The other day, sitting in the rather small and austere office he inhabits at OU, Wilkinson was fiddling with two sets of miniature football players, arranging defenses for the upcoming Colorado game. He was, as usual, dressed impeccably in a soft gray tweed sports jacket, dark gray trousers, button-down shirt. His hair, which is prematurely gray at the age of 41, was brushed back as usual in rather dramatic waves from a high forehead. As he talked he moved the little men, constantly improvising new defenses.
"When you say this, people think you're kidding," he said. "It's trite to say football builds character. No, I would say it takes character to play football. Physique, sure. But it takes mental as well as physical agility and the ability to make the sacrifices you must. The patterns flow and change so quickly."
He moved the little blue men on the defensive team again and set up a single-wing offense with the little red men and studied it a while, lost in thought.
"Why have we won so many?" He thought a few moments, the big hands still on the manikins. "Nothing is as good for a team as winning. I don't mean that the way it sounds. What I mean is the people who come into the pattern mold themselves to fit it. If it is a winning pattern, they fit that. You need good moral character, and we look for that. It's not hard to find around here. Most of the small town people in Oklahoma and Texas are good church people and the kids we get are church kids. Then the juniors and seniors set a pattern of behavior for the youngsters coming in."
"We try to create the atmosphere that the last boy on our squad is as important as the No. 1 boy. The fifth-team boys should do well enough not to slow down the first two units in practice. That's very important. That's why we spend so much time with the boys who play on the lower units."
Clendon Thomas, as an example, started on the fifth unit. "I guess they didn't really want me here an awful lot," he smiled. "I played at Southeast High in Oklahoma City. We only won two games in the three years I played and once we got beat 82-6. When I was a sophomore here I was on the fifth unit, but the coaches work hard with everyone on the squad and I moved up. Even the units have team spirit among themselves."

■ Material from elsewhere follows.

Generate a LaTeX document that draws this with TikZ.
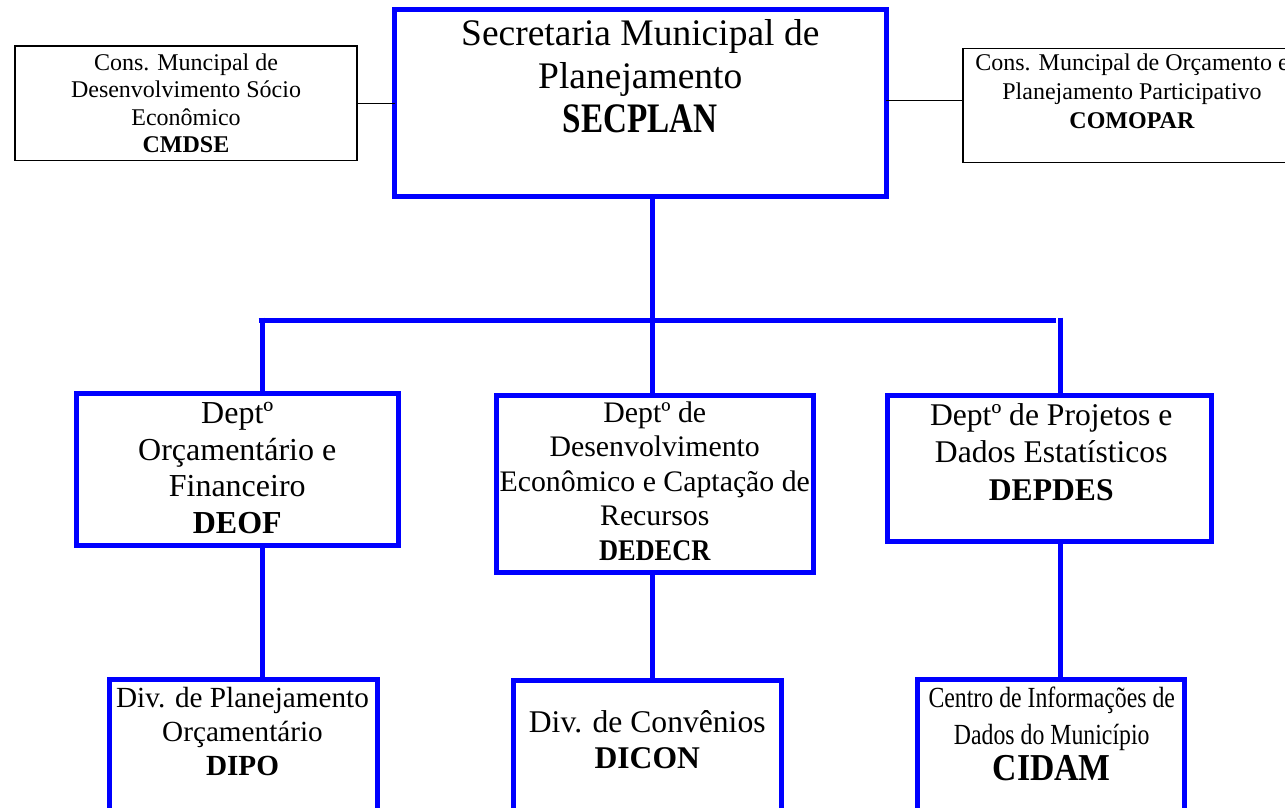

"It takes four hours of preparation by the coaches for one hour of practice," Wilkinson continued. "We ask the boys to give a lot, but we never ask them to make any more sacrifice than the coaches. We divide preparation into two phases. First, establish the foundation of football you're going to play—fundamentals, offense and defense and setting players in their position. While we're establishing this fundamental soundness, we come up with the 22 best football players on the squad, regardless of position, and we fit them into the positions we figure they can play best. We find that good football players are good at any position. This phase is extremely difficult for both players and coaches, and it takes lots of hard physical work. Then you get into the season when most of the work is mental and that's hard, too, in a different way."